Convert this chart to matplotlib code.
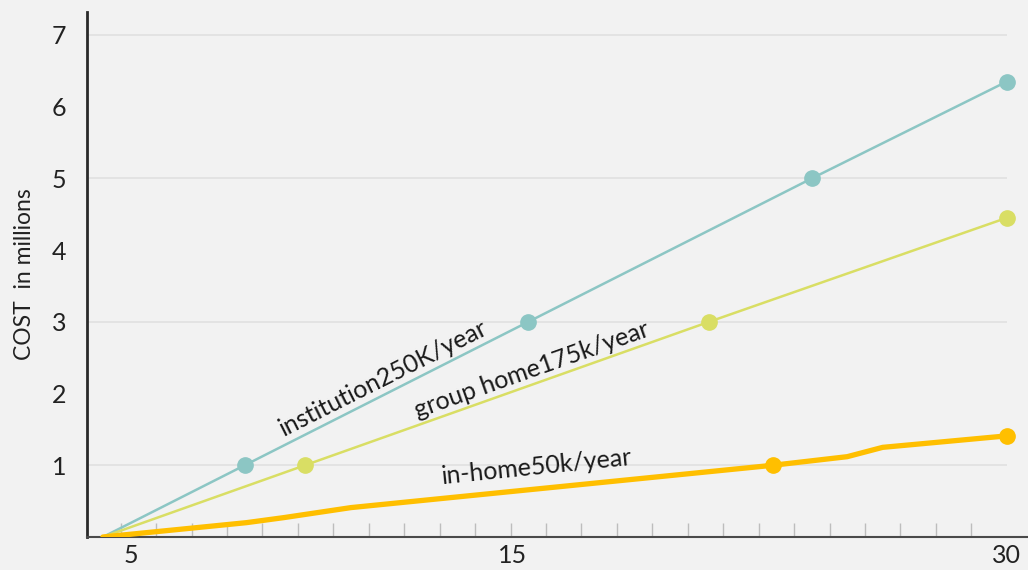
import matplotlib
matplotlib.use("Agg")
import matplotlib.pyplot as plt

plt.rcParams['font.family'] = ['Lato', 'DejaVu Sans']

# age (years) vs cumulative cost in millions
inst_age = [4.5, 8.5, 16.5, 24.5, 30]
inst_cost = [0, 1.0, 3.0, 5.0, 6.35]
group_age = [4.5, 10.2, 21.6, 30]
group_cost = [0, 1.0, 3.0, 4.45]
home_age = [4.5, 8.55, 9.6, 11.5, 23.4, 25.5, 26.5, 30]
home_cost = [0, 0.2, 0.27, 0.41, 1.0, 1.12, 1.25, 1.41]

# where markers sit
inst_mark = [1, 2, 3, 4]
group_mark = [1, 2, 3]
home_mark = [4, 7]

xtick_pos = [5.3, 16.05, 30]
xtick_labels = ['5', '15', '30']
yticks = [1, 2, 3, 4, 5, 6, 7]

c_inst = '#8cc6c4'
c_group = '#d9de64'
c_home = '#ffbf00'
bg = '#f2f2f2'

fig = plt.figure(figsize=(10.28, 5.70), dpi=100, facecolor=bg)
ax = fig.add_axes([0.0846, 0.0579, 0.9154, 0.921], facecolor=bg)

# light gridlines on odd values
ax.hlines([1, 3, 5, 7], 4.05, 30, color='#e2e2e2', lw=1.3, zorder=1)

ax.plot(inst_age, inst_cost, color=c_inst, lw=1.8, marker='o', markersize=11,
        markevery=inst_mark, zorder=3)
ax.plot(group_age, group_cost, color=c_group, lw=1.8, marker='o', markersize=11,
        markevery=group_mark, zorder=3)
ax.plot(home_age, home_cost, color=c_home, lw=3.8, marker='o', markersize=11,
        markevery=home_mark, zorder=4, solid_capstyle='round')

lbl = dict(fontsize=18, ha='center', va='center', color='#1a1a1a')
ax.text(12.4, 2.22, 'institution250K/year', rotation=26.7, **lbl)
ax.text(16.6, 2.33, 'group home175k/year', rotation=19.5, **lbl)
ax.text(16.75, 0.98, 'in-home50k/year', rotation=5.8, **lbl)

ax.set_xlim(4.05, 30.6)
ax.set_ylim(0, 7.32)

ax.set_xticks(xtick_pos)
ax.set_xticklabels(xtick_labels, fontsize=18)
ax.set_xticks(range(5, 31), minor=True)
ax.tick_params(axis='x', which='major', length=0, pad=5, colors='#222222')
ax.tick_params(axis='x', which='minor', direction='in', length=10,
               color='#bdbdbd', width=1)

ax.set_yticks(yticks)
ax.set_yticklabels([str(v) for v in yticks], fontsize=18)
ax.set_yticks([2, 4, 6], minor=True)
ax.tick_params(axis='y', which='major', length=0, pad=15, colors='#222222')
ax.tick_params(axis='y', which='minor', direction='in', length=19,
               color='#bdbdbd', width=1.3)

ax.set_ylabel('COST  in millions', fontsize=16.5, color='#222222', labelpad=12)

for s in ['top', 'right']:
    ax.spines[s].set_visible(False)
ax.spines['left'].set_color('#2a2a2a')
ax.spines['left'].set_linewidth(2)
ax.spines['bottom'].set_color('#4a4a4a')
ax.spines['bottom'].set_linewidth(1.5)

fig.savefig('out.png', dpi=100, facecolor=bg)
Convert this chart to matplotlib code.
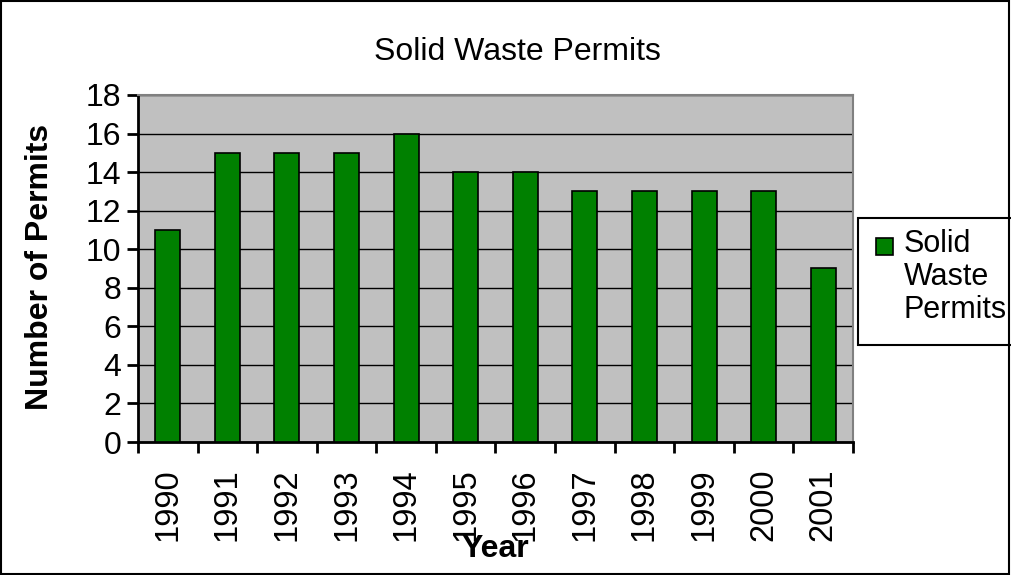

—————

◆ REQUIRED TASK
Restate word for word every line from the top of the entries above to the line with "home_mark = [4, 7]", inclusive, and skip any pictures.

◆ FULL RESPONSE
Convert this chart to matplotlib code.
import matplotlib
matplotlib.use("Agg")
import matplotlib.pyplot as plt

plt.rcParams['font.family'] = ['Lato', 'DejaVu Sans']

# age (years) vs cumulative cost in millions
inst_age = [4.5, 8.5, 16.5, 24.5, 30]
inst_cost = [0, 1.0, 3.0, 5.0, 6.35]
group_age = [4.5, 10.2, 21.6, 30]
group_cost = [0, 1.0, 3.0, 4.45]
home_age = [4.5, 8.55, 9.6, 11.5, 23.4, 25.5, 26.5, 30]
home_cost = [0, 0.2, 0.27, 0.41, 1.0, 1.12, 1.25, 1.41]

# where markers sit
inst_mark = [1, 2, 3, 4]
group_mark = [1, 2, 3]
home_mark = [4, 7]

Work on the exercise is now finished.